Art as Direct Reference, Not Inspiration

Saint Laurent’s relationship with art is often described as “inspiration,” but in many cases, it was more direct.

The Mondrian collection from 1965 is the clearest example. Dresses were constructed to replicate the compositions of Piet Mondrian’s paintings, using blocks of color and precise lines.

These weren’t prints applied to fabric. The garments were engineered to reflect the artwork structurally.

This approach blurred the line between fashion and art. It also raised questions about authorship and interpretation. Was the dress a garment, a canvas, or something in between?

Saint Laurent didn’t fully resolve that question. He worked within it.

Dressing Cultural Figures, Not Just Clients

Saint Laurent’s work was closely tied to the people who wore it.

He dressed figures like Catherine Deneuve, Bianca Jagger, and Loulou de la Falaise. These weren’t just clients. They were part of the brand’s identity.

The relationship between designer and wearer was more collaborative than transactional. Clothing was used to construct public personas.
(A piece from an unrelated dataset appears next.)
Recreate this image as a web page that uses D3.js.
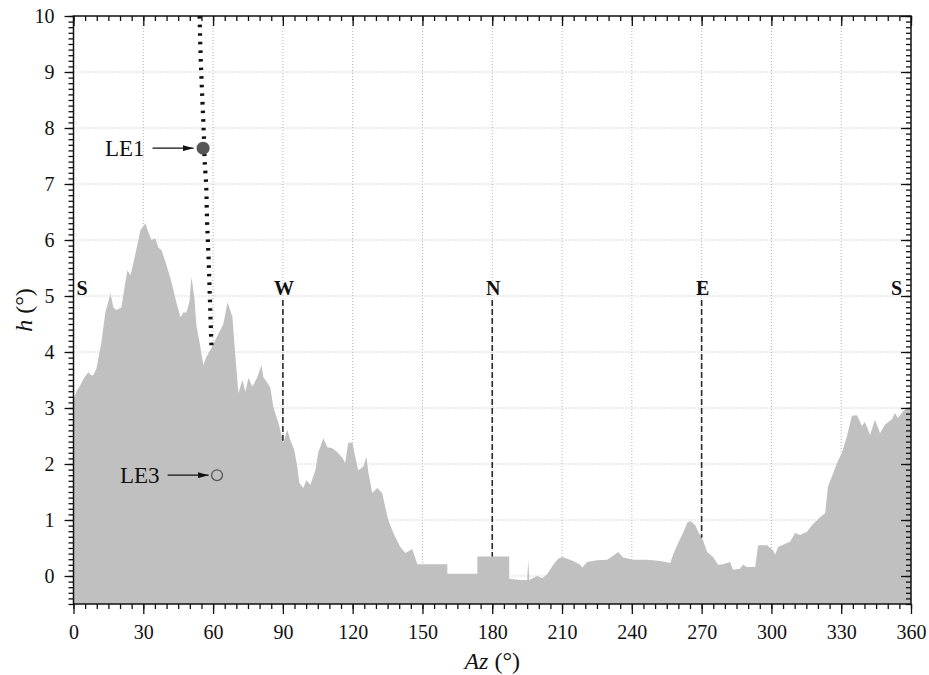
<!DOCTYPE html>
<html>
<head>
<meta charset="utf-8">
<script src="https://cdn.jsdelivr.net/npm/d3@7"></script>
<style>
  html, body { margin: 0; padding: 0; background: #fff; }
  svg { display: block; }
  svg text { font-family: "Liberation Serif", "Times New Roman", serif; }
</style>
</head>
<body>
<svg id="chart" width="929" height="675"></svg>
<script>
// Horizon profile: azimuth (deg) and apparent horizon altitude (deg)
const azimuth = [
  0.0, 1.3, 3.0, 4.7, 6.4, 7.7, 8.6, 9.9, 11.2, 12.0, 13.7, 15.0, 15.9, 17.2, 18.5, 20.6,
  22.3, 23.2, 24.5, 25.8, 27.1, 28.8, 30.1, 30.9, 32.2, 33.5, 35.2, 36.5, 37.8, 40.0,
  42.1, 44.2, 46.0, 47.3, 48.5, 49.8, 50.7, 52.0, 52.8, 54.6, 55.8, 57.1, 59.3, 61.4,
  63.1, 64.4, 65.3, 66.2, 68.3, 69.6, 70.9, 72.6, 73.9, 75.2, 76.9, 79.0, 80.8, 81.6,
  83.3, 84.6, 85.9, 88.1, 90.2, 91.9, 93.2, 94.9, 96.2, 97.1, 98.8, 100.1, 101.8, 104.0,
  105.2, 107.4, 109.1, 111.3, 113.4, 115.6, 116.8, 118.1, 119.9, 121.1, 122.4, 124.6,
  125.9, 126.7, 128.4, 130.6, 132.7, 134.0, 135.3, 137.5, 139.6, 140.5, 142.6, 144.8,
  145.6, 146.9, 147.8, 160.7, 160.7, 173.6, 173.6, 187.3, 187.3, 192.0, 195.0, 195.5,
  195.9, 199.3, 201.5, 203.6, 206.2, 208.3, 210.1, 212.2, 214.8, 217.8, 218.7, 220.8,
  225.1, 229.4, 232.0, 234.1, 236.3, 240.6, 246.6, 252.2, 256.5, 257.7, 259.9, 262.0,
  263.8, 265.1, 267.2, 268.5, 270.6, 272.4, 274.9, 277.1, 279.2, 282.2, 283.5, 286.5,
  287.8, 289.5, 293.0, 294.3, 298.1, 300.7, 301.6, 302.9, 306.7, 308.0, 310.2, 312.3,
  315.3, 317.5, 320.9, 323.1, 324.3, 326.5, 328.2, 330.3, 332.5, 334.6, 336.8, 338.9,
  340.2, 342.4, 344.5, 346.7, 348.8, 351.8, 353.1, 354.4, 356.6, 358.7, 360.0
];
const horizon = [
  3.15, 3.30, 3.41, 3.55, 3.64, 3.58, 3.59, 3.71, 4.00, 4.18, 4.71, 4.90, 5.05, 4.79, 4.75, 4.80,
  5.25, 5.46, 5.37, 5.60, 5.85, 6.18, 6.25, 6.30, 6.14, 6.00, 6.03, 5.86, 5.82, 5.55,
  5.25, 4.89, 4.62, 4.71, 4.70, 4.89, 5.34, 4.96, 4.48, 4.07, 3.77, 3.91, 4.07, 4.25,
  4.39, 4.50, 4.69, 4.89, 4.63, 3.91, 3.27, 3.50, 3.29, 3.54, 3.38, 3.55, 3.77, 3.55,
  3.45, 3.36, 3.02, 2.73, 2.38, 2.61, 2.43, 2.25, 1.95, 1.66, 1.57, 1.71, 1.63, 1.89,
  2.20, 2.46, 2.30, 2.28, 2.21, 2.11, 2.02, 2.38, 2.38, 2.13, 1.89, 1.95,
  2.13, 1.86, 1.48, 1.57, 1.48, 1.23, 1.00, 0.77, 0.59, 0.52, 0.41, 0.46,
  0.48, 0.32, 0.21, 0.21, 0.04, 0.04, 0.35, 0.35, -0.05, -0.07, -0.07, 0.29,
  -0.07, 0.00, -0.04, 0.03, 0.20, 0.31, 0.34, 0.31, 0.27, 0.20, 0.15, 0.25,
  0.28, 0.29, 0.36, 0.43, 0.33, 0.29, 0.29, 0.27, 0.23, 0.38, 0.59, 0.77,
  0.95, 0.98, 0.91, 0.79, 0.64, 0.43, 0.34, 0.20, 0.21, 0.25, 0.11, 0.13,
  0.20, 0.16, 0.16, 0.55, 0.55, 0.46, 0.38, 0.52, 0.59, 0.61, 0.77, 0.73,
  0.79, 0.91, 1.05, 1.12, 1.60, 1.83, 2.02, 2.20, 2.50, 2.86, 2.87, 2.68,
  2.75, 2.52, 2.79, 2.55, 2.70, 2.80, 2.91, 2.82, 2.94, 3.00, 3.05
];

// Path of the body across the sky until it meets the horizon
const trackAz = [54.2, 54.8, 55.4, 56.0, 56.4, 57.0, 57.4, 58.1, 58.6, 59.3];
const trackH  = [10.0, 9.1, 8.5, 7.9, 7.4, 7.0, 6.36, 5.64, 4.98, 4.1];

// Marked positions
const markerNames = ["LE1", "LE3"];
const markerAz = [55.7, 61.7];
const markerH = [7.64, 1.80];
const markerFilled = [true, false];

// Cardinal points
const cardinalLabels = ["S", "W", "N", "E", "S"];
const cardinalAz = [0, 90, 180, 270, 360];
const cardinalLabelH = 5.02;
const cardinalLineTop = 4.93;

// Axis ticks
const xMajorTicks = d3.range(0, 361, 30);
const xMinorTicks = d3.range(0, 361, 5);
const yMajorTicks = d3.range(0, 11, 1);
const yMinorTicks = d3.range(-5, 101, 1).map(v => v / 10);

const svg = d3.select("#chart");
const plotLeft = 73.5, plotRight = 911, plotTop = 16, plotBottom = 604;
const serif = "'Liberation Serif', 'Times New Roman', serif";

const x = d3.scaleLinear().domain([0, 360]).range([plotLeft, plotRight]);
const y = d3.scaleLinear().domain([-0.5, 10]).range([plotBottom, plotTop]);

const profile = azimuth.map((a, i) => ({ az: a, h: horizon[i] }));

// Gridlines
const grid = svg.append("g").attr("stroke", "#b4b4b4").attr("stroke-width", 1)
  .attr("stroke-dasharray", "1,2");
grid.selectAll("line.gx").data(xMajorTicks.filter(v => v > 0 && v < 360)).join("line")
  .attr("class", "gx")
  .attr("x1", d => x(d)).attr("x2", d => x(d)).attr("y1", plotTop).attr("y2", plotBottom);
grid.selectAll("line.gy").data(yMajorTicks.filter(v => v < 10)).join("line")
  .attr("class", "gy")
  .attr("x1", plotLeft).attr("x2", plotRight).attr("y1", d => y(d)).attr("y2", d => y(d));

// Horizon silhouette
svg.append("path")
  .datum(profile)
  .attr("fill", "#c0c0c0")
  .attr("d", d3.area().x(d => x(d.az)).y0(y(-0.5)).y1(d => y(d.h)));

// Horizon altitude at a given azimuth
function horizonAt(a) {
  const i = d3.bisectLeft(azimuth, a);
  if (i <= 0) return horizon[0];
  if (i >= azimuth.length) return horizon[horizon.length - 1];
  const a0 = azimuth[i - 1], a1 = azimuth[i];
  const t = a1 === a0 ? 1 : (a - a0) / (a1 - a0);
  return horizon[i - 1] + t * (horizon[i] - horizon[i - 1]);
}

// Cardinal dashed markers
cardinalAz.forEach((a, i) => {
  if (a > 0 && a < 360) {
    svg.append("line")
      .attr("x1", x(a)).attr("x2", x(a))
      .attr("y1", y(cardinalLineTop)).attr("y2", y(horizonAt(a)))
      .attr("stroke", "#2a2a2a").attr("stroke-width", 1.6)
      .attr("stroke-dasharray", "6,3");
  }
  const anchor = a === 0 ? "start" : a === 360 ? "end" : "middle";
  const dx = a === 0 ? 3 : a === 360 ? -9 : 1;
  svg.append("text")
    .attr("x", x(a) + dx).attr("y", y(cardinalLabelH))
    .attr("text-anchor", anchor)
    .style("font-family", serif)
    .attr("font-size", 20).attr("font-weight", "bold").attr("fill", "#111")
    .text(cardinalLabels[i]);
});

// Sky track (dotted)
const track = trackAz.map((a, i) => ({ az: a, h: trackH[i] }));
svg.append("path")
  .datum(track)
  .attr("fill", "none")
  .attr("stroke", "#111")
  .attr("stroke-width", 4.2)
  .attr("stroke-dasharray", "2.6,6")
  .attr("d", d3.line().x(d => x(d.az)).y(d => y(d.h)).curve(d3.curveMonotoneY));

// Arrow head
svg.append("defs").append("marker")
  .attr("id", "arrowHead").attr("viewBox", "0 0 11 6")
  .attr("refX", 11).attr("refY", 3)
  .attr("markerWidth", 11).attr("markerHeight", 6)
  .attr("markerUnits", "userSpaceOnUse")
  .attr("orient", "auto")
  .append("path").attr("d", "M0,0 L11,3 L0,6 Z").attr("fill", "#111");

// Labelled positions
markerNames.forEach((name, i) => {
  const cx = x(markerAz[i]), cy = y(markerH[i]);
  const r = markerFilled[i] ? 6.5 : 5.4;
  svg.append("circle")
    .attr("cx", cx).attr("cy", cy).attr("r", r)
    .attr("fill", markerFilled[i] ? "#555" : "none")
    .attr("stroke", "#555").attr("stroke-width", markerFilled[i] ? 0 : 1.3);
  const arrowEnd = cx - r - 3;
  const arrowStart = arrowEnd - 41;
  svg.append("line")
    .attr("x1", arrowStart).attr("x2", arrowEnd)
    .attr("y1", cy).attr("y2", cy)
    .attr("stroke", "#111").attr("stroke-width", 1.3)
    .attr("marker-end", "url(#arrowHead)");
  svg.append("text")
    .attr("x", arrowStart - 8).attr("y", cy)
    .attr("dy", "0.35em")
    .attr("text-anchor", "end")
    .style("font-family", serif)
    .attr("font-size", 23).attr("fill", "#111")
    .text(name);
});

// Axes
function styleAxis(g) {
  g.attr("font-family", null);
  g.selectAll("line").attr("stroke", "#111").attr("stroke-width", 1.3);
  g.select(".domain").remove();
  g.selectAll("text").style("font-family", serif)
    .attr("font-size", 20).attr("fill", "#111");
}

// bottom: outward ticks with labels
svg.append("g").attr("transform", `translate(0,${plotBottom})`)
  .call(d3.axisBottom(x).tickValues(xMinorTicks).tickSize(5).tickFormat(""))
  .call(styleAxis);
svg.append("g").attr("transform", `translate(0,${plotBottom})`)
  .call(d3.axisBottom(x).tickValues(xMajorTicks).tickSize(10).tickPadding(11).tickFormat(d3.format("d")))
  .call(styleAxis);
// top: inward ticks
svg.append("g").attr("transform", `translate(0,${plotTop})`)
  .call(d3.axisTop(x).tickValues(xMinorTicks).tickSize(-5).tickFormat(""))
  .call(styleAxis);
svg.append("g").attr("transform", `translate(0,${plotTop})`)
  .call(d3.axisTop(x).tickValues(xMajorTicks).tickSize(-10).tickFormat(""))
  .call(styleAxis);
// left: outward ticks with labels
svg.append("g").attr("transform", `translate(${plotLeft},0)`)
  .call(d3.axisLeft(y).tickValues(yMinorTicks).tickSize(5).tickFormat(""))
  .call(styleAxis);
svg.append("g").attr("transform", `translate(${plotLeft},0)`)
  .call(d3.axisLeft(y).tickValues(yMajorTicks).tickSize(9).tickPadding(10).tickFormat(d3.format("d")))
  .call(styleAxis);
// right: inward ticks
svg.append("g").attr("transform", `translate(${plotRight},0)`)
  .call(d3.axisRight(y).tickValues(yMinorTicks).tickSize(-5).tickFormat(""))
  .call(styleAxis);
svg.append("g").attr("transform", `translate(${plotRight},0)`)
  .call(d3.axisRight(y).tickValues(yMajorTicks).tickSize(-10).tickFormat(""))
  .call(styleAxis);

// Frame
svg.append("rect")
  .attr("x", plotLeft).attr("y", plotTop)
  .attr("width", plotRight - plotLeft).attr("height", plotBottom - plotTop)
  .attr("fill", "none").attr("stroke", "#111").attr("stroke-width", 1.5);

// Axis titles
const xTitle = svg.append("text")
  .attr("x", (plotLeft + plotRight) / 2).attr("y", 669)
  .attr("text-anchor", "middle").style("font-family", serif)
  .attr("font-size", 24).attr("fill", "#111");
xTitle.append("tspan").attr("font-style", "italic").text("Az");
xTitle.append("tspan").text(" (°)");

const yTitle = svg.append("text")
  .attr("transform", `translate(32,${(plotTop + plotBottom) / 2}) rotate(-90)`)
  .attr("text-anchor", "middle").style("font-family", serif)
  .attr("font-size", 24).attr("fill", "#111");
yTitle.append("tspan").attr("font-style", "italic").text("h");
yTitle.append("tspan").text(" (°)");
</script>
</body>
</html>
This is another way Saint Laurent treated fashion as language. The garments communicated something about the person wearing them.
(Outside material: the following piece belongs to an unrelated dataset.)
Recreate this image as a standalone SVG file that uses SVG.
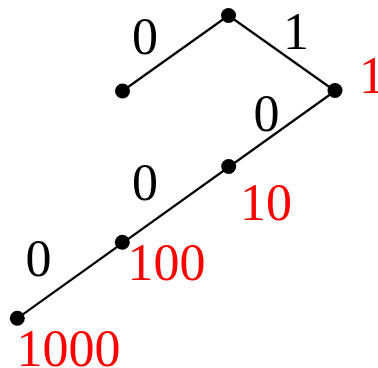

Transparency, Sexuality, and Control

Saint Laurent consistently pushed boundaries around sexuality in fashion.

He introduced sheer fabrics, exposed silhouettes, and designs that challenged conventional ideas of modesty. But these choices were not purely provocative. They were controlled.

There is a difference between exposure and vulnerability. Saint Laurent’s work often maintained a sense of control, even when revealing the body.

This balance is what made his designs feel powerful rather than purely decorative.

The Complexity of Influence

Saint Laurent’s work drew from a wide range of cultural references, including non-Western aesthetics.

Collections inspired by Africa, Asia, and Eastern Europe introduced new visual elements into high fashion. However, these references also raise questions when viewed through a contemporary lens.

The line between appreciation and appropriation is not always clear, and Saint Laurent’s work exists within that complexity.

Understanding his influence requires acknowledging both the innovation and the limitations of his approach.

Personal Struggles and Creative Output

Saint Laurent’s career was closely tied to his personal life, including struggles with addiction and mental health.

These challenges affected his work, sometimes slowing production, sometimes intensifying it. The relationship between his internal state and his creative output was not separate.

There were periods of withdrawal, followed by strong returns to form.

This inconsistency is part of his story. It complicates the idea of the designer as a stable, controlled figure.

Building a Lasting Identity

Despite these fluctuations, the Yves Saint Laurent maintained a strong identity.

This consistency came from a clear set of principles. Precision in tailoring, willingness to challenge norms, and a focus on cultural relevance.

Even as trends shifted, these elements remained.

Stepping Back and Preserving the Work

Saint Laurent gradually withdrew from the fashion industry, officially retiring in 2002.

This decision marked the end of his direct involvement, but not the end of his influence. The brand continued under new creative leadership, but the foundation he established remained central.

His work became part of fashion history, studied and referenced rather than just consumed.

Why Yves Saint Laurent Still Matters

Saint Laurent’s relevance isn’t about nostalgia. It’s about structure.

He changed how fashion interacts with culture, how it reflects social change, and how it can function as a form of expression beyond aesthetics.

Le Smoking still exists as a reference point for discussions about gender and clothing. Rive Gauche set the groundwork for modern ready-to-wear systems. His integration of art into fashion continues to influence designers today.

But more than specific contributions, it’s his approach that matters.

He treated fashion as something that could respond to the world, not just decorate it. That idea still shapes the industry.

And that’s why his work remains current. Not because it looks modern, but because the questions it raises haven’t been resolved.